How Trump And The GOP Moved $8.1 Million Of Donor Money Into The President’s Business
• Oct 21, 2020
When Donald Trump announced that he was running for president in 2015, he promised he would pay for his own campaign. “I don’t need anybody’s money,” the billionaire said. “I’m using my own money. I’m not using the lobbyists. I’m not using donors. I don’t care. I’m really rich.”
Five years later, things have changed. Donald Trump is still really rich, of course, but he’s no longer touting the amount of money he’s putting into his campaign. The reason is simple: After spending $66 million on his 2016 run, the president has donated exactly $0 to his 2020 bid, according to the latest Federal Election Commission filings, released Tuesday night. Instead, Trump has managed to extract millions of dollars from his own reelection effort, by having his private companies charge the campaign for things like rent, food and even I.T. help. In this way, the president has shifted $2.4 million from his political supporters to his private business, according to an analysis of filings.
And that’s just the start of the story. The Republican National Committee has pushed another $2.6 million to Trump’s private businesses since the day he took office. Then there are two joint-fundraising committees, which raise money on behalf of both the campaign and the RNC. Those groups, named Trump Victory and the Trump Make America Great Again Committee, have steered an additional $3.1 million into the president’s companies. Add it all up, and the Trump campaign, the RNC, and their joint-fundraising committees have moved $8.1 million of donor money into Trump’s coffers, according to the analysis.
The biggest beneficiary has been the president’s assortment of hospitality holdings, which have needed some help. In 2018, after profits plunged at Trump National Doral, a 643-room golf resort, the RNC upped its spending from $3,000 to $603,000, shelling out for catering, venue rentals and travel expenses. The Trump International Hotel in Washington, D.C., which does not appear to be earning enough money to cover its interest expenses, has received at least $1.1 million from the campaign, the RNC and their joint-fundraising committees. Since mid-March, as hotels nationwide have been contending with the coronavirus, those same political groups have spent more than $1.6 million at the president’s hotel properties.
Trump Tower has also taken in significant sums. When the president moved to Washington, his campaign kept an office inside the New York City skyscraper. It’s not clear how large the space is, but the amount it costs is well-documented in FEC filings. Almost every month, the campaign pays $38,000 in rent to Trump Tower Commercial LLC, an entity the president owns outright.

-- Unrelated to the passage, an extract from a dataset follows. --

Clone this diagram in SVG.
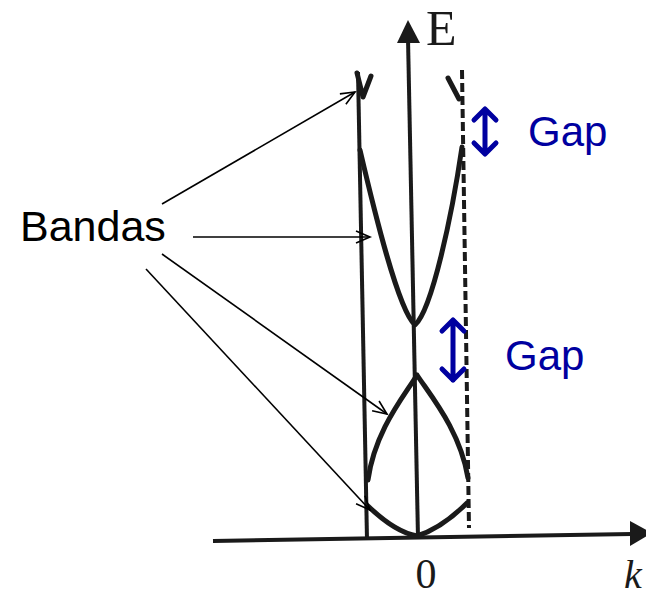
<svg xmlns="http://www.w3.org/2000/svg" width="646" height="596" viewBox="0 0 646 596">
  <defs>
    <style>
      .band { fill: none; stroke: #1a1a1a; stroke-width: 5; stroke-linecap: round; stroke-linejoin: round; }
      .axis { fill: none; stroke: #1a1a1a; stroke-width: 4; }
      .edge { fill: none; stroke: #1a1a1a; stroke-width: 4; }
      .dash { fill: none; stroke: #1a1a1a; stroke-width: 4; stroke-dasharray: 9 4; }
      .conn { fill: none; stroke: #000; stroke-width: 1.6; }
      .gaparrow { fill: none; stroke: #0000A0; stroke-width: 5; stroke-linecap: round; stroke-linejoin: round; }
      .gaptext { font-family: "Liberation Sans", Arial, sans-serif; font-size: 42px; fill: #0000A0; }
      .label { font-family: "Liberation Sans", Arial, sans-serif; font-size: 43px; fill: #000; }
      .serif { font-family: "Liberation Serif", "Times New Roman", serif; fill: #1a1a1a; }
    </style>
    <marker id="open" markerUnits="userSpaceOnUse" markerWidth="18" markerHeight="16" refX="15" refY="7" orient="auto">
      <path d="M1,1 L15,7 L1,13" fill="none" stroke="#000" stroke-width="1.6"/>
    </marker>
  </defs>
  <rect width="646" height="596" fill="#ffffff"/>

  <g id="axes">
    <line class="axis" x1="213" y1="541" x2="632" y2="534"/>
    <polygon points="630,521 652,533 630,546" fill="#1a1a1a"/>
    <line class="axis" x1="418" y1="538" x2="408" y2="38"/>
    <polygon points="397,43 408,20 420,43" fill="#1a1a1a"/>
    <line class="edge" x1="358" y1="72" x2="367" y2="540"/>
    <line class="dash" x1="462" y1="70" x2="469" y2="528"/>
    <text class="serif" x="426" y="45" font-size="50">E</text>
    <text class="serif" x="426" y="588" font-size="42" text-anchor="middle">0</text>
    <text class="serif" x="624" y="588" font-size="40" font-style="italic">k</text>
  </g>

  <g id="bands">
    <path class="band" d="M357,73 L363,97 L371,76"/>
    <path class="band" d="M448,78 L459,99"/>
    <path class="band" d="M360,150 C374,210 398,310 415,325 C432,310 452,215 462,147"/>
    <path class="band" d="M368,480 C375,430 405,395 417,375 C430,395 460,430 468,478"/>
    <path class="band" d="M368,506 Q395,532 417,536 Q442,528 467,503"/>
  </g>

  <g id="bandas-label">
    <text class="label" x="20" y="241">Bandas</text>
  </g>

  <g id="gap-upper">
    <path class="gaparrow" d="M485,110 L485,153 M474,120 L485,109 L496,120 M474,143 L485,154 L496,143"/>
    <text class="gaptext" x="528" y="146">Gap</text>
  </g>

  <g id="gap-lower">
    <path class="gaparrow" d="M453,320 L453,380 M442,331 L453,320 L464,331 M442,369 L453,380 L464,369"/>
    <text class="gaptext" x="505" y="370">Gap</text>
  </g>

  <g id="connectors">
    <line class="conn" x1="162" y1="204" x2="355" y2="92" marker-end="url(#open)"/>
    <line class="conn" x1="193" y1="237" x2="370" y2="237" marker-end="url(#open)"/>
    <line class="conn" x1="162" y1="254" x2="387" y2="414" marker-end="url(#open)"/>
    <line class="conn" x1="146" y1="269" x2="370" y2="510" marker-end="url(#open)"/>
  </g>
</svg>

The RNC has also helped funnel money into Trump Tower Commercial LLC, making five payments totaling $225,000 from September 2017 to January 2018. Another $142,000 flowed into an entity named Trump Restaurants LLC, which the president also owns. That company appears to be connected to a kiosk in Trump Tower. Combine the money flowing into Trump Tower Commercial LLC and the funds going to Trump Restaurants LLC, and it appears that the president’s Fifth Avenue tower has received about $2 million of donor money since Trump took office.
Some of the payments are more difficult to understand. A management company called the Trump Corporation, in which the president holds a 100% stake, has charged the campaign $289,000. FEC filings list the charges as “legal & IT consulting.” But it’s unclear what legal and I.T. services the Trump Corporation is providing, or why the campaign selected a management company to offer those services. Neither the Trump campaign nor the Trump Organization has been willing to offer more detail about those payments.
The campaign has insisted that it is following federal law. That may well be true, so long as the transactions are happening at fair-market rates. It’s difficult to confirm that, however, because the campaign isn’t disclosing key details about the deals, like how much space it is renting inside Trump Tower. The RNC says it considers security, price, convenience and its donors wishes when choosing Trump properties, but it’s also reluctant to divulge many details. “We don’t itemize beyond what is required by the FEC,” a spokesperson said in a statement.
Despite the pledge Trump made in 2015, none of this was particularly difficult to foresee. Twenty years ago, Trump floated his political ambitions in an interview with Fortune. Unlike many billionaires interested in politics, he seemed determined not to throw away too much of his own money. “It’s very possible,” he said, “that I could be the first presidential candidate to run and make money on it.”